Okay, let me tell ya about my matzo meal disaster turned win. See, last Passover I bought some expensive store stuff that tasted like sawdust. This year I figured: how hard can it be to smash up some crackers?
The Setup
Dug through my pantry first. Found half a box of plain matzo crackers left from last year – kinda stale but whatever. Grabbed my blender, but remembered the blade’s busted from when I tried crushing ice cubes last summer. Backup plan: dumped crackers into a ziplock bag. Grabbed my rolling pin – the one I bought for pie crusts but only used twice.

The Crushing Chaos
First attempt: gentle taps like baking show hosts do. Big mistake. Those crackers laughed at me. Went caveman style – WHAM WHAM WHAM on the countertop. Pieces flew everywhere like edible shrapnel. Found bits behind the toaster three days later. After five minutes of aggressive pounding, I had uneven chunks like:
- Dust-fine powder in the corners
- Pebble-sized chunks in the middle
- Whole cracker triangles playing dead in the bag
Sifting Situation
Poured the mess into my strainer over a bowl. Shook it hard like salt on fries. The powder fell through nice. Big chunks got left behind like party crashers. Dumped those stubborn bits back into the bag for Round 2. This time put a dish towel over the bag before beating it – genius move to contain the chaos.
The Final Stretch
Repeated the smash-sift-smash-sift dance four times.

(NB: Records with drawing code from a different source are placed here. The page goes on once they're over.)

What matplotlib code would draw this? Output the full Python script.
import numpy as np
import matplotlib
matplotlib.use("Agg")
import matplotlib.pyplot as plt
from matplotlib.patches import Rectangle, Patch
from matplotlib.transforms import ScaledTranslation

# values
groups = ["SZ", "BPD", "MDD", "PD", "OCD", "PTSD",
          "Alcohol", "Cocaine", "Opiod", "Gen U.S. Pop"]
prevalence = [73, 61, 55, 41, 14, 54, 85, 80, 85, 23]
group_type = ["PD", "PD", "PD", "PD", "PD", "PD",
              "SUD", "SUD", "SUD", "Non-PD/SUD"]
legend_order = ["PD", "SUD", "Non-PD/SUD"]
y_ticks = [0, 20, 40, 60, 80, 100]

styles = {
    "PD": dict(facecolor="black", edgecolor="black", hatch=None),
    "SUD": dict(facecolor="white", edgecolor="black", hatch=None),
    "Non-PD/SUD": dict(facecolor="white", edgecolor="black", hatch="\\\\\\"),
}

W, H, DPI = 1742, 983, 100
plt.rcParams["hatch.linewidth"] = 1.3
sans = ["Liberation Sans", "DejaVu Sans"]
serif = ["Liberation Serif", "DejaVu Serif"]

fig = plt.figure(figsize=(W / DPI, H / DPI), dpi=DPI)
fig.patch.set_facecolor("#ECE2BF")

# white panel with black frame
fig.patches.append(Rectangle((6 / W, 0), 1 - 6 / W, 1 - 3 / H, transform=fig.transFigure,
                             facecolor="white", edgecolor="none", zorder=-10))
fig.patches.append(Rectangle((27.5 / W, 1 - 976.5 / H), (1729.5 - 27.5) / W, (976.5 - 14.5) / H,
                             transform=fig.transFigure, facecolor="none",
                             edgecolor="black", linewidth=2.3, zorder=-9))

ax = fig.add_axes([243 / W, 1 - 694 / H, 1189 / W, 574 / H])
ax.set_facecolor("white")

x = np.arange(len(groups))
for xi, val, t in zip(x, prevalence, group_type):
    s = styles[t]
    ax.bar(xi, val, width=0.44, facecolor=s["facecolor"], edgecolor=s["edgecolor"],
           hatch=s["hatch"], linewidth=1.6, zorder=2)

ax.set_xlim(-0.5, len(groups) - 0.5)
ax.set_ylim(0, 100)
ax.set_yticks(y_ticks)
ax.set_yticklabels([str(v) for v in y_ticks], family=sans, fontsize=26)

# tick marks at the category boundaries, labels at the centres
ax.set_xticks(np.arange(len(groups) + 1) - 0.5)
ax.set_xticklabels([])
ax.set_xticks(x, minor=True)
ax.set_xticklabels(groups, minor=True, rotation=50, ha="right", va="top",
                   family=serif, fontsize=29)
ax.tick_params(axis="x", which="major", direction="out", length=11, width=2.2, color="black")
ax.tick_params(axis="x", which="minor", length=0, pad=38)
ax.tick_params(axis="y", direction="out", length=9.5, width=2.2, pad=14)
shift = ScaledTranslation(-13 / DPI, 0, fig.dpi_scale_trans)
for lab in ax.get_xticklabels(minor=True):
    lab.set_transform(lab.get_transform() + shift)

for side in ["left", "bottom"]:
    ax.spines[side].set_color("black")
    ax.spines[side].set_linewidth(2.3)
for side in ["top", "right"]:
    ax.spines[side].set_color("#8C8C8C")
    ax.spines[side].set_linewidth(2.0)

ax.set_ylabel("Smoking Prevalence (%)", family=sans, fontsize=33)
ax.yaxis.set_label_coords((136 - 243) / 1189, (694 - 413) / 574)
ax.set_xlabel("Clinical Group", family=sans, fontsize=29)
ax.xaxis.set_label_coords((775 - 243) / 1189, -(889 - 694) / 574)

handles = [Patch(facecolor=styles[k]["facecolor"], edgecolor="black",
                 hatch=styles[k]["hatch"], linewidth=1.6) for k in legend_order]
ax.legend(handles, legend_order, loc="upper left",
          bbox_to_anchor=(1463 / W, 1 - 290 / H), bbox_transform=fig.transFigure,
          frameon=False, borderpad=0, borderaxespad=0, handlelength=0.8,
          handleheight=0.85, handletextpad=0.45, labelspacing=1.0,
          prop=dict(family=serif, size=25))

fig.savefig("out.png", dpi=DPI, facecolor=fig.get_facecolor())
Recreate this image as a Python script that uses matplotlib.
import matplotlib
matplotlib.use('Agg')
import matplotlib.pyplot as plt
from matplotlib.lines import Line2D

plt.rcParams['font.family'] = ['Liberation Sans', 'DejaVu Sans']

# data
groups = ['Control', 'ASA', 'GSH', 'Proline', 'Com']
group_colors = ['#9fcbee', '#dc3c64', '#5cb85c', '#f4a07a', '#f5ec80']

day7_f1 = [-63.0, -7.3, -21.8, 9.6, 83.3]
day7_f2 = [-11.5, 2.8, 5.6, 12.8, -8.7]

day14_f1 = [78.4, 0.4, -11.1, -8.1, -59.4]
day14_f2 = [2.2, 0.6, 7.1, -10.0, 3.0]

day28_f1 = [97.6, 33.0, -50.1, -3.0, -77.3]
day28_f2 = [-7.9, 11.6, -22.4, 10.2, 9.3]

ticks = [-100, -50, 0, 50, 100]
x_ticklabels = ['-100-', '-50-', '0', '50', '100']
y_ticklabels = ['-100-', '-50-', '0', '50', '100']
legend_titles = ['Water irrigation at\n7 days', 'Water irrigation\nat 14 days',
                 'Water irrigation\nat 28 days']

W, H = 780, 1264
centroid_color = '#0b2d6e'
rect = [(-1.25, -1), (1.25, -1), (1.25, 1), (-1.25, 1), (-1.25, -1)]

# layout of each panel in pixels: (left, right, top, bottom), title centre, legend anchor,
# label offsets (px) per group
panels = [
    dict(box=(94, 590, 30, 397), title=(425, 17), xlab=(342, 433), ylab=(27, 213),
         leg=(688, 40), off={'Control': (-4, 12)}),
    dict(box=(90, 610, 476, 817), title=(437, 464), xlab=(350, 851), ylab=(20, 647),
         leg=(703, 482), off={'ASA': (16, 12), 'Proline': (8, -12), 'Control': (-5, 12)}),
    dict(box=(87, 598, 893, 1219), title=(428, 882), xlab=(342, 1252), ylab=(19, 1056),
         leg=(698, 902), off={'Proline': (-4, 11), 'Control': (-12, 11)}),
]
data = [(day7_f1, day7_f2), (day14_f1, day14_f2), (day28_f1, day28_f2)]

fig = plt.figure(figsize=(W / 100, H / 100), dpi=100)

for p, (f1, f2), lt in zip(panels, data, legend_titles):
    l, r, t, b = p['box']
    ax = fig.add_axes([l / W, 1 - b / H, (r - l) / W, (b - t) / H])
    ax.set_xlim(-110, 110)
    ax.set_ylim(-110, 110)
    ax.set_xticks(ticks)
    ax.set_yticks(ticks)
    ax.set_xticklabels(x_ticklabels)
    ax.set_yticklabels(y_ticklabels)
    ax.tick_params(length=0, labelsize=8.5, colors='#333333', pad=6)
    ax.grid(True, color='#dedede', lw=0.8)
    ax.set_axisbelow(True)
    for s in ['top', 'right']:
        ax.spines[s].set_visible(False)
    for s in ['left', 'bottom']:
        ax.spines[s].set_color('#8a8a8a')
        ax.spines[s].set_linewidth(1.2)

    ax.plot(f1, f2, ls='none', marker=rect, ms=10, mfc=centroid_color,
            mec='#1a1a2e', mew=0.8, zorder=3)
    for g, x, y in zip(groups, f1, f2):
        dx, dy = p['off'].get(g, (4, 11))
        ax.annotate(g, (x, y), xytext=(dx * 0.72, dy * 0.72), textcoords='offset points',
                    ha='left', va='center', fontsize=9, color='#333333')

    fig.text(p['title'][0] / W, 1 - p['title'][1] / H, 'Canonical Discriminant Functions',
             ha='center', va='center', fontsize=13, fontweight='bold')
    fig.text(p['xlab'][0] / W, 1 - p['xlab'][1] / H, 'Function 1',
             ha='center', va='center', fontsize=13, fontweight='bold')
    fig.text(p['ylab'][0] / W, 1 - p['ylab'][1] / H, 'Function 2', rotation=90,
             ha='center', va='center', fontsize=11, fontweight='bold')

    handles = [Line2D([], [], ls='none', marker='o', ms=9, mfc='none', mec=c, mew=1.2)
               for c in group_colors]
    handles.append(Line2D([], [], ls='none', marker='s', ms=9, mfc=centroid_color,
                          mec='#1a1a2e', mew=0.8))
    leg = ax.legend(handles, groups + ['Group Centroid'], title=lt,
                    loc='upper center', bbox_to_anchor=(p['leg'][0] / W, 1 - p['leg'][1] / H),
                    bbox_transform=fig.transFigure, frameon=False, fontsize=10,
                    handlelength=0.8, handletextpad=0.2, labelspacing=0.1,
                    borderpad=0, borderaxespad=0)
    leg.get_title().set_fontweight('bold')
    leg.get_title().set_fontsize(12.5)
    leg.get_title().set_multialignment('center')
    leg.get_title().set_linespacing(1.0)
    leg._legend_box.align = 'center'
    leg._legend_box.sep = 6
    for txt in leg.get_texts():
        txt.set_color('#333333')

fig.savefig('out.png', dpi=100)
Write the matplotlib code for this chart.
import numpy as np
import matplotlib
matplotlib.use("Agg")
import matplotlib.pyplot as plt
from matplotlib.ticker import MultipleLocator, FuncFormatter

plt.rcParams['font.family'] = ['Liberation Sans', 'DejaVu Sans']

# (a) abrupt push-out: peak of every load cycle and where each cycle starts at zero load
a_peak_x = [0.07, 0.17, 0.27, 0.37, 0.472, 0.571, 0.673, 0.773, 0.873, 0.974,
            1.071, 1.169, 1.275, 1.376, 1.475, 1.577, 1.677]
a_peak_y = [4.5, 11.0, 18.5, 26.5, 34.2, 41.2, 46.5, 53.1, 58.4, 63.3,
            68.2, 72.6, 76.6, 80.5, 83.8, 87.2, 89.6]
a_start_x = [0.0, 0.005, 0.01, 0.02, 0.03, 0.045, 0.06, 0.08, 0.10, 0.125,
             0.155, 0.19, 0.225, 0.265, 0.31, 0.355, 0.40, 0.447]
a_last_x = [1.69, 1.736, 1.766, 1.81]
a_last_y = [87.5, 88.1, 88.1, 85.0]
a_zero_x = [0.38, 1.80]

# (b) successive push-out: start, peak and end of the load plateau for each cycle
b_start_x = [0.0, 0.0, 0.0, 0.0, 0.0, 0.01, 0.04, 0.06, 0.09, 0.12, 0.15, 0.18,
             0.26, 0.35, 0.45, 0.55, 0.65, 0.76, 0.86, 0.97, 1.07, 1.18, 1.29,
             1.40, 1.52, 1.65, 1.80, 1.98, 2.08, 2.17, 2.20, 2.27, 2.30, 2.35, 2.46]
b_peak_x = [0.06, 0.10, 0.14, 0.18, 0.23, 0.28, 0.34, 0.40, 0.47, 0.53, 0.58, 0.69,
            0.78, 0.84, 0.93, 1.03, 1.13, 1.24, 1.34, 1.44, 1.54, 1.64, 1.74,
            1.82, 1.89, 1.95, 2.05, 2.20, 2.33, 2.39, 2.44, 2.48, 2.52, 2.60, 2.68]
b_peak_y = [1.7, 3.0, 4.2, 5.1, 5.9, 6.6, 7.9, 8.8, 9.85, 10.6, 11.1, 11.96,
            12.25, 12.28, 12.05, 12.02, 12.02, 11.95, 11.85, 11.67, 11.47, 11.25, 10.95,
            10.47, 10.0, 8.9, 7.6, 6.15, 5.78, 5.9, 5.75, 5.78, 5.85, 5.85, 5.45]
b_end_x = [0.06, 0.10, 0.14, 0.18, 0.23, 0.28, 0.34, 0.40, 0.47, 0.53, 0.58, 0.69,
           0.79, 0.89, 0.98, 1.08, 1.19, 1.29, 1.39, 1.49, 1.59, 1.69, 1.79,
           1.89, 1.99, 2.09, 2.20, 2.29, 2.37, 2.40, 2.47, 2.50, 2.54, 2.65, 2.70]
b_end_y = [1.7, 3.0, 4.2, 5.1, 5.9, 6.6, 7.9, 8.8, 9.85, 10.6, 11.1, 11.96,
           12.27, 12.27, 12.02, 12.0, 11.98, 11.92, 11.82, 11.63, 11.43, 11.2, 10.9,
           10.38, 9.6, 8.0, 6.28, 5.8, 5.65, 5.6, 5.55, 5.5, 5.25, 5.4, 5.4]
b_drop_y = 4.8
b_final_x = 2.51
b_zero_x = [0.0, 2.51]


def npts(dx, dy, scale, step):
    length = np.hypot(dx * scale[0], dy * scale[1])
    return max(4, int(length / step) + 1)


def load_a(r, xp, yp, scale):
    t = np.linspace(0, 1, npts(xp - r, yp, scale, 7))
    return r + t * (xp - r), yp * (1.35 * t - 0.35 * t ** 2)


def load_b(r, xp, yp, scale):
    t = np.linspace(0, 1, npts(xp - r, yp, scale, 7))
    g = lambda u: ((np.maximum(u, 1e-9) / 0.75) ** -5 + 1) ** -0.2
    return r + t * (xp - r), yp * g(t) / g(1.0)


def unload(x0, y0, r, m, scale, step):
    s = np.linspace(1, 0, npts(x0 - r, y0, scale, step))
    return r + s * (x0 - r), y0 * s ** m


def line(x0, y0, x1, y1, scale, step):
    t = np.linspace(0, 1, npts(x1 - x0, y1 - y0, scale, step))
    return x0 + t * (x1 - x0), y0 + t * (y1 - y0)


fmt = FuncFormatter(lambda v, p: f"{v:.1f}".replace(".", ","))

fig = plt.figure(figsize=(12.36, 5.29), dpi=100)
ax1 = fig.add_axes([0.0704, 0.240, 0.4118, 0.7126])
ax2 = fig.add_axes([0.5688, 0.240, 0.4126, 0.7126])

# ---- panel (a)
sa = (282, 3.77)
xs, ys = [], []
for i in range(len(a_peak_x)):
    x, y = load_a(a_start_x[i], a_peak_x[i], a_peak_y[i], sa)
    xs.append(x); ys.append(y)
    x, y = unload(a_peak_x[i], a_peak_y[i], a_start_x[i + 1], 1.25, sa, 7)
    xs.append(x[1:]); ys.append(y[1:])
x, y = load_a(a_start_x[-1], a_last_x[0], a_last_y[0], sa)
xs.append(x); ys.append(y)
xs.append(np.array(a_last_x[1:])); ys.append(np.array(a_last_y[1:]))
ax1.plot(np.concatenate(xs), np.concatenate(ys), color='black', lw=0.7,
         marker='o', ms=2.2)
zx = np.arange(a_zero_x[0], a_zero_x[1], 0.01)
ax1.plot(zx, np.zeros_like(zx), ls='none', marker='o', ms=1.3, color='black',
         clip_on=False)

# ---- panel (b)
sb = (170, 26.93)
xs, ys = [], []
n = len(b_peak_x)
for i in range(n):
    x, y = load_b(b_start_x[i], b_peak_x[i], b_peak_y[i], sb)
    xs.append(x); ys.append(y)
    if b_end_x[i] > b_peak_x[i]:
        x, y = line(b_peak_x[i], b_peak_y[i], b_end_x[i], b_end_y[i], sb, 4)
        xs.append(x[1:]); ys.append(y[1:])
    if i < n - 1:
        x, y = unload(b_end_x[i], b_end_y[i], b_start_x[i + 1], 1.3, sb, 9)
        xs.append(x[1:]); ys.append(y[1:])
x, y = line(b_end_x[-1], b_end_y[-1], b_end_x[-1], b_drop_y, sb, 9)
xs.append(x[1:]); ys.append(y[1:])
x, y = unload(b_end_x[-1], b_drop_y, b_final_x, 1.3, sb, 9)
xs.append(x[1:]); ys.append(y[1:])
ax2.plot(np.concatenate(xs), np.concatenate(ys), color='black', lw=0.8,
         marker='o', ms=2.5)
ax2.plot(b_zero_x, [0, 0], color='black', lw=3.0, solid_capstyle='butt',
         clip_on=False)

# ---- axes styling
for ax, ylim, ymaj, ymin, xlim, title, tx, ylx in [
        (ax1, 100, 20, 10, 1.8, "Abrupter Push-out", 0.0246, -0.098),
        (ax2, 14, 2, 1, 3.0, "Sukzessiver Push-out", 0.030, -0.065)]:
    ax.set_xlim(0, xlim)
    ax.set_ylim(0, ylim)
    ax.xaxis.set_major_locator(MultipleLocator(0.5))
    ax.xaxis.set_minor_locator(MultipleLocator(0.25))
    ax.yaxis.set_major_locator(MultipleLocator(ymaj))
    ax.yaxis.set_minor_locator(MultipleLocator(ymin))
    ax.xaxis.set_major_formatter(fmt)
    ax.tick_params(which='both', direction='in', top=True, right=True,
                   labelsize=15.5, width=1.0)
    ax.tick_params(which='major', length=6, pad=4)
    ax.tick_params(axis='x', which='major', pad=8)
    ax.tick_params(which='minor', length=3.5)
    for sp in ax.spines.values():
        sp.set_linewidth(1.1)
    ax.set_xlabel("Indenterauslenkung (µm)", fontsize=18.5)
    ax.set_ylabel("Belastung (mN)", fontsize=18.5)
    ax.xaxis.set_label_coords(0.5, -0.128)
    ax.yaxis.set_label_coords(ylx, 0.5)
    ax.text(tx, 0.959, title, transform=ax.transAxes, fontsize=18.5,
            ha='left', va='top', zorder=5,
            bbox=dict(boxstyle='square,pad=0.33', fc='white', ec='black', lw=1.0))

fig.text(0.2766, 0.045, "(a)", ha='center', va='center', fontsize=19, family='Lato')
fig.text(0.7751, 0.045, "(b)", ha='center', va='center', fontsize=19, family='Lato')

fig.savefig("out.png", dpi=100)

Took maybe 15 minutes total (including sweeping up escaped crumbs). Ended up with two cups of decent meal texture. Store-bought stuff feels like baby powder – mine had this satisfying gritty feel like sand between your toes.
Lessons Learned
Don’t bother with fancy tools. Seriously – blender or food processor would’ve just pulverized it into something gross. Stale matzo works fine cause you’re destroying it anyway. Wear an apron unless you want to pick crackers outta your hair. Cheaper than store meal? Hell yeah. Worth the cleanup? Ask me after I vacuum my floors again.